How to determine the number of DOF of a mechanism

[ManuelZ]

I'm having trouble understanding if my 2D mechanism has 1 or 2 Degrees of Freedom.

The software I'm using says that it has 2, but with a redundancy. It forces me to use two actuators to command motion. Grübler's criterion says it has 1 DOF, but I know that I can only trust Grübler into giving me a lower bound for the number of DOF.

Is there a way of calculating this with Exudyn?

As an additional question. I'm trying to learn some Screw theory to be able to apply some of the techniques that I'm seeing around (e.g. "A Unified Methodology for Mobility Analysis Based on Screw Theory") to be able to determine the mobility of my mechanism, and I noticed that Exudyn has nothing to do with this Screw theory. What would be the equivalent "methodology" used by Exudyn?

[jgerstmayr]

Thanks for your questions!

The problems you have are the following:

1. Grübler-Kutzbach always works if you exclude redundant constraints; your mechanism has 2 DOF, except for the singularities; you can move the two outmost supports independently
2. If you do not see how to compute Grübler-Kutzbach, you should not go into screw theory; it will not help you nor solve your problems
3. "Exudyn has nothing to do with this Screw theory": this is simply wrong. Screw theory is embedded, as all forces and torques and jacobians are computed accordingly, but it is not always stated that it follows from screw theory - like in most multibody software. The Lie group integrators and the geometrically exact beam theory very much uses these concepts as well. For a direct computation with the 6D vectors and matrices, there are some Python user functions denoted as T66 (Plücker) transformations, see the rigidBodyUtilities.py. But it is just a matter of notations, the results are always the same.

A) you cannot compute Grübler-Kutzbach directly, but you could do so by computing the jacobian and applying a singular value decomposition, which would give you a Nullspace of size 2. I will consider to make this as a function in the future.

[ManuelZ]

Thank you very much for your answers! Sorry for my wrong statement.

1. I will look into how to identify redundant constraints. I have been reading the Douglass Blanding's book called "Exact Constraint - Machine Design Using Kinematic Processing (1999)" and I find it very enlightening, but I still have practical doubts. Would there be any other reference out there from where to learn how to do this?
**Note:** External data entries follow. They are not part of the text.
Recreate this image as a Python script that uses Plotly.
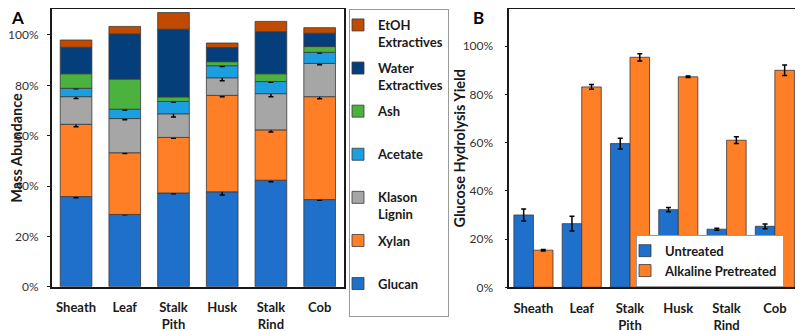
import plotly.graph_objects as go
import numpy as np

# ---------------- data ----------------
categories = ["Sheath", "Leaf", "Stalk<br>Pith", "Husk", "Stalk<br>Rind", "Cob"]

# Panel A: mass abundance (%)
glucan = [35.8, 28.7, 37.2, 37.7, 42.3, 34.6]
xylan = [28.7, 24.5, 22.1, 38.3, 20.0, 40.9]
lignin = [11.0, 13.6, 9.4, 7.0, 14.4, 13.2]
acetate = [3.3, 3.7, 4.9, 4.8, 4.8, 4.4]
ash = [5.8, 12.0, 1.8, 1.6, 3.1, 2.3]
water_extr = [10.5, 17.9, 26.9, 5.6, 16.7, 5.3]
etoh_extr = [2.9, 3.0, 6.6, 1.8, 4.1, 2.2]

glucan_err = [0.5, 0.1, 0.3, 1.3, 0.6, 0.3]
xylan_err = [1.0, 0.3, 0.3, 0.5, 0.8, 0.8]
lignin_err = [0.7, 0.5, 1.3, 1.2, 1.2, 0.5]
acetate_err = [0.2, 0.3, 0.2, 0.3, 0.3, 0.3]

# Panel B: glucose hydrolysis yield (%)
untreated = [30.0, 26.4, 59.6, 32.2, 24.1, 25.3]
untreated_err = [2.5, 3.1, 2.2, 0.9, 0.4, 1.0]
alkaline = [15.4, 83.1, 95.4, 87.3, 61.0, 90.0]
alkaline_err = [0.3, 1.0, 1.5, 0.3, 1.4, 2.2]

components = [
    ("<b>Glucan</b><br>&nbsp;", glucan, glucan_err, "#1F70CB"),
    ("<b>Xylan</b><br>&nbsp;", xylan, xylan_err, "#FF7F27"),
    ("<b>Klason</b><br><b>Lignin</b>", lignin, lignin_err, "#A6A6A6"),
    ("<b>Acetate</b><br>&nbsp;", acetate, acetate_err, "#1C9FE0"),
    ("<b>Ash</b><br>&nbsp;", ash, None, "#4BB13F"),
    ("<b>Water</b><br><b>Extractives</b>", water_extr, None, "#043F7C"),
    ("<b>EtOH</b><br><b>Extractives</b>", etoh_extr, None, "#C04B00"),
]

FONT = "Lato"
W, H = 803, 331
OFF = 8  # page body margin offset


def px(x):
    return (x - OFF) / W


def py(y):
    return 1 - (y - OFF) / H


fig = go.Figure()

cum = np.zeros(len(categories))
n = len(components)
for i, (name, vals, err, col) in enumerate(components):
    vals = np.array(vals, dtype=float)
    kw = {}
    if err is not None:
        kw["error_y"] = dict(type="data", array=err, visible=True,
                             color="black", thickness=1.5, width=2.5)
    fig.add_trace(go.Bar(
        x=categories, y=vals, base=cum.copy(), name=name,
        marker=dict(color=col, line=dict(color="#3a3a3a", width=0.8)),
        offsetgroup="A", width=0.65, xaxis="x", yaxis="y",
        legend="legend", legendgroup=str(i), legendrank=n - i,
        **kw))
    cum = cum + vals

fig.add_trace(go.Bar(
    x=categories, y=untreated, name="<b>Untreated</b>",
    marker=dict(color="#1F70CB", line=dict(color="#3a3a3a", width=0.8)),
    error_y=dict(type="data", array=untreated_err, visible=True,
                 color="black", thickness=1.5, width=2.5),
    offsetgroup="u", xaxis="x2", yaxis="y2", legend="legend2"))
fig.add_trace(go.Bar(
    x=categories, y=alkaline, name="<b>Alkaline Pretreated</b>",
    marker=dict(color="#FF7F27", line=dict(color="#3a3a3a", width=0.8)),
    error_y=dict(type="data", array=alkaline_err, visible=True,
                 color="black", thickness=1.5, width=2.5),
    offsetgroup="p", xaxis="x2", yaxis="y2", legend="legend2"))

axis_line = dict(showline=True, linecolor="#1a1a1a", linewidth=1.5, mirror=True,
                 showgrid=False, zeroline=False, automargin=False)
xtick_font = dict(family=FONT, size=13, color="#1a1a1a", weight="bold")
ytick_font = dict(family=FONT, size=12, color="#333333")
title_font = dict(family=FONT, size=14.5, color="#1a1a1a", weight="bold")

fig.update_layout(
    template="none",
    width=W, height=H,
    margin=dict(l=0, r=0, t=0, b=0, autoexpand=False),
    paper_bgcolor="white", plot_bgcolor="white",
    barmode="group", bargap=0.19, bargroupgap=0,
    font=dict(family=FONT),
    xaxis=dict(domain=[px(51.7), px(344)], anchor="y", tickfont=xtick_font,
               ticks="", ticklabelstandoff=8, **axis_line),
    yaxis=dict(domain=[py(286.7), py(9.3)], anchor="x", range=[0, 110.2],
               dtick=20, ticksuffix="%", ticks="outside", ticklen=3, tickcolor="#1a1a1a",
               tickfont=ytick_font, ticklabelstandoff=6,
               title=dict(text="Mass Abundance", font=title_font), **axis_line),
    xaxis2=dict(domain=[px(509.3), px(799)], anchor="y2", tickfont=xtick_font,
                ticks="", ticklabelstandoff=8, **axis_line),
    yaxis2=dict(domain=[py(287.3), py(9.3)], anchor="x2", range=[0, 115.3],
                dtick=20, ticksuffix="%", ticks="outside", ticklen=3, tickcolor="#1a1a1a",
                tickfont=ytick_font, ticklabelstandoff=9,
                title=dict(text="Glucose Hydrolysis Yield", font=title_font), **axis_line),
    legend=dict(x=px(349), y=py(9), xanchor="left", yanchor="top",
                bgcolor="white", bordercolor="#9a9a9a", borderwidth=1,
                font=dict(family=FONT, size=13, color="#1a1a1a", weight="bold"),
                valign="top", traceorder="grouped", tracegroupgap=6.3,
                itemwidth=30, indentation=-12),
    legend2=dict(x=px(784), y=py(234.7), xanchor="right", yanchor="top",
                 bgcolor="white", bordercolor="#9a9a9a", borderwidth=1,
                 font=dict(family=FONT, size=13, color="#1a1a1a", weight="bold"),
                 itemwidth=30, indentation=-12),
    showlegend=True,
    annotations=[
        dict(text="<b>A</b>", x=px(17.5), y=1, xref="paper", yref="paper",
             xanchor="center", yanchor="top", yshift=3,
             showarrow=False, font=dict(family=FONT, size=17, color="black")),
        dict(text="<b>B</b>", x=px(478), y=1, xref="paper", yref="paper",
             xanchor="center", yanchor="top", yshift=3,
             showarrow=False, font=dict(family=FONT, size=17, color="black")),
    ],
)

fig.write_html("out.html")
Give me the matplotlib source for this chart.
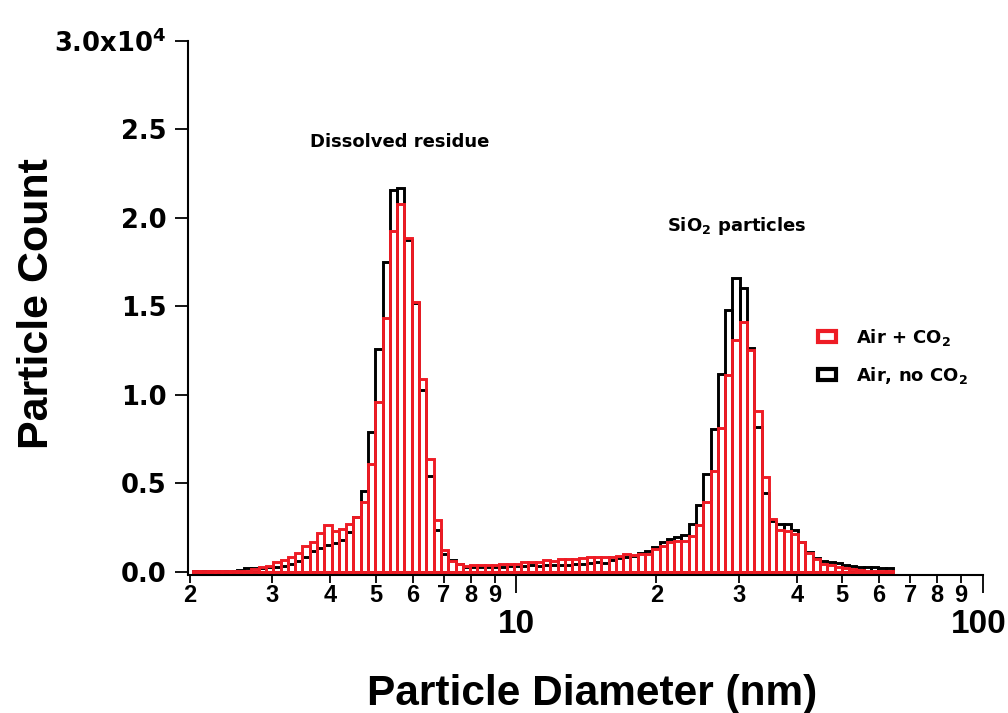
import numpy as np
import matplotlib
matplotlib.use("Agg")
import matplotlib.pyplot as plt
from matplotlib.patches import Patch
from matplotlib.ticker import FixedLocator, FixedFormatter
from matplotlib.transforms import ScaledTranslation

plt.rcParams["mathtext.fontset"] = "dejavusans"

# SMPS size channels: 64 channels per decade, first channel index 20 (~2 nm)
channels_per_decade = 64
first_channel = 20

# Particle counts per channel (channels 20 ... 115)
air_co2 = [40, 40, 40, 40, 40, 40, 40, 50,
           150, 260, 350, 530, 680, 830, 1060, 1470, 1680, 2200,
           2620, 2330, 2410, 2690, 3110, 3920, 6100, 9590, 14330, 19270,
           20770, 18850, 15240, 10920, 6390, 2940, 1240, 600, 450, 330,
           360, 400, 370, 370, 470, 470, 420, 580, 580, 580,
           680, 630, 720, 720, 720, 770, 830, 830, 830, 830,
           870, 1000, 960, 1020, 1020, 1280, 1470, 1710, 1750, 1730,
           2030, 2640, 3930, 5700, 8120, 11130, 13110, 14140, 12510, 9060,
           5350, 2960, 2350, 2330, 2130, 1680, 1060, 720, 450, 360,
           265, 210, 150, 130, 75, 75, 60, 60]

air_no_co2 = [30, 30, 30, 30, 30, 30,
              120, 190, 200, 230, 250, 265, 340, 450, 610, 820,
              1190, 1350, 1530, 1620, 1800, 2230, 3100, 4590, 7910, 12600,
              17530, 21580, 21710, 18760, 15200, 10250, 5390, 2340, 1000, 680,
              420, 300, 290, 290, 300, 300, 290, 320, 320, 320,
              370, 340, 360, 360, 380, 400, 430, 430, 490, 530,
              490, 680, 770, 830, 870, 1050, 1200, 1430, 1660, 1860,
              1960, 2090, 2690, 3790, 5510, 8060, 11170, 14770, 16590, 16030,
              12640, 8160, 4480, 2900, 2720, 2720, 2370, 1710, 1110, 810,
              620, 550, 490, 400, 340, 300, 265, 260, 210, 210]

minor_tick_values = [2, 3, 4, 5, 6, 7, 8, 9, 20, 30, 40, 50, 60, 70, 80, 90]
minor_tick_labels = ["2", "3", "4", "5", "6", "7", "8", "9",
                     "2", "3", "4", "5", "6", "7", "8", "9"]
major_tick_values = [10, 100]
major_tick_labels = ["10", "100"]
y_tick_values = [0, 5000, 10000, 15000, 20000, 25000, 30000]
y_tick_labels = ["0.0", "0.5", "1.0", "1.5", "2.0", "2.5", r"3.0x10$^{\mathbf{4}}$"]

RED = "#ee1c25"
BLACK = "#000000"

n = len(air_co2)
edges = 10 ** ((np.arange(first_channel, first_channel + n + 1) - 0.3) / channels_per_decade)
left = edges[:-1]
widths = np.diff(edges)

W, H = 1008, 713
fig = plt.figure(figsize=(W / 100, H / 100), dpi=100)
ax = fig.add_axes([188 / W, (H - 574.5) / H, (982.5 - 188) / W, (574.5 - 40.8) / H])

ax.bar(left, air_no_co2, width=widths, align="edge", fill=False,
       edgecolor=BLACK, linewidth=2.1, zorder=2)
ax.bar(left, air_co2, width=widths, align="edge", fill=False,
       edgecolor=RED, linewidth=2.1, zorder=3)

ax.set_xscale("log")
ax.set_xlim(1.981, 100)
ax.set_ylim(-150, 30000)

for s in ["top", "right"]:
    ax.spines[s].set_visible(False)
for s in ["left", "bottom"]:
    ax.spines[s].set_linewidth(1.5)

# x ticks
ax.xaxis.set_major_locator(FixedLocator(major_tick_values))
ax.xaxis.set_major_formatter(FixedFormatter(major_tick_labels))
ax.xaxis.set_minor_locator(FixedLocator(minor_tick_values))
ax.xaxis.set_minor_formatter(FixedFormatter(minor_tick_labels))
ax.tick_params(axis="x", which="major", length=13, width=1.3, pad=12, direction="out")
ax.tick_params(axis="x", which="minor", length=6, width=1.3, pad=0.5, direction="out")
xfam = ["Liberation Sans Narrow", "Liberation Sans", "DejaVu Sans"]
for lab in ax.xaxis.get_majorticklabels():
    lab.set_fontfamily(xfam); lab.set_fontweight("bold"); lab.set_fontsize(24)
for lab in ax.xaxis.get_minorticklabels():
    lab.set_fontfamily(xfam); lab.set_fontweight("bold"); lab.set_fontsize(17)
# "100" sits at the figure's right edge, as in the reference, but kept inside
lab100 = ax.xaxis.get_majorticklabels()[-1]
lab100.set_horizontalalignment("right")
lab100.set_transform(lab100.get_transform() + ScaledTranslation(24 / 100, 0, fig.dpi_scale_trans))

# y ticks
ax.yaxis.set_major_locator(FixedLocator(y_tick_values))
ax.yaxis.set_major_formatter(FixedFormatter(y_tick_labels))
ax.tick_params(axis="y", which="major", length=9.5, width=1.3, pad=6, direction="out")
for lab in ax.yaxis.get_majorticklabels():
    lab.set_fontfamily("DejaVu Sans"); lab.set_fontweight("bold"); lab.set_fontsize(18.5)

# axis titles
fig.text(592 / W, 1 - 705 / H, "Particle Diameter (nm)", ha="center", va="baseline",
         fontsize=30.5, fontweight="bold", family="Liberation Sans")
fig.text(37 / W, 1 - 304 / H, "Particle Count", ha="center", va="center", rotation=90,
         fontsize=31, fontweight="bold", family="Liberation Sans")

# annotations
fig.text(400 / W, 1 - 142 / H, "Dissolved residue", ha="center", va="center",
         fontsize=13, fontweight="bold", family="DejaVu Sans")
fig.text(737 / W, 1 - 226 / H, r"SiO$_\mathbf{2}$ particles", ha="center", va="center",
         fontsize=13, fontweight="bold", family="DejaVu Sans")

# legend
handles = [Patch(facecolor="white", edgecolor=RED, linewidth=3),
           Patch(facecolor="white", edgecolor=BLACK, linewidth=3)]
labels = [r"Air + CO$_\mathbf{2}$", r"Air, no CO$_\mathbf{2}$"]
fig.legend(handles, labels, loc="upper left", bbox_to_anchor=(809 / W, 1 - 318 / H),
           frameon=False, borderpad=0, handlelength=1.0, handleheight=0.55,
           handletextpad=1.1, labelspacing=0.95,
           prop={"family": "DejaVu Sans", "weight": "bold", "size": 13})

fig.savefig("out.png", dpi=100)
2. I have been trying to obtain the Jacobian through a function call but I haven't been able to find a way to do that. I have, though, been able to find a very big Jacobian-related matrix in the solverInformation.txt file, after activating the necessary options in solutionSettings through SimulationSettings():

+++++++++++++++++++++++++++++++
EXUDYN V1.6.0 solver: implicit second order time integration
number of steps = 100000
...
    initial accelerations update Jacobian: Jac    = [[2499.99, ...],[0,2499.99,...],...]
initial accelerations = [...]
  Generalized-alpha: spectralRadius=0.9, alphaM=0.421053, alphaF=0.473684, beta=0.277008, gamma=0.552632, factJacA=0.909091
  has constant mass matrix=0

Is this what I need?

3. To manually obtain the Jacobian myself for the 2D and 3D case of this mechanism, I've been looking up into Chapter 7 of "Modern Robotics - Mechanics, Planning, and Control (2019)" (freely available here), which has the most clear explanations that I have been able to find for closed-chain mechanisms, with specific examples of parallel mechanisms. The book uses Screw Theory though. Do you know any other reference out there?

[jgerstmayr]

To obtain the jacobian of your system, you have to use the solver (As static or implicit solvers anyway compute the jacobian). See e.g. the function ComputeLinearizedSystem(..):
https://exudyn.readthedocs.io/en/latest/docs/RST/pythonUtilities/solver.html#function-computelinearizedsystem
and the source code when clicking on the function name. It shows how to compute the jacobian generally. I will add some functionality related to DOF counting soon.

[ManuelZ]

Thank you.

[jgerstmayr]

In the next update, there will be a function ComputeSystemDegreeOfFreedom in exudyn.solver.
I assume that it will take a few days to see the pre-release for this update on github / pypi.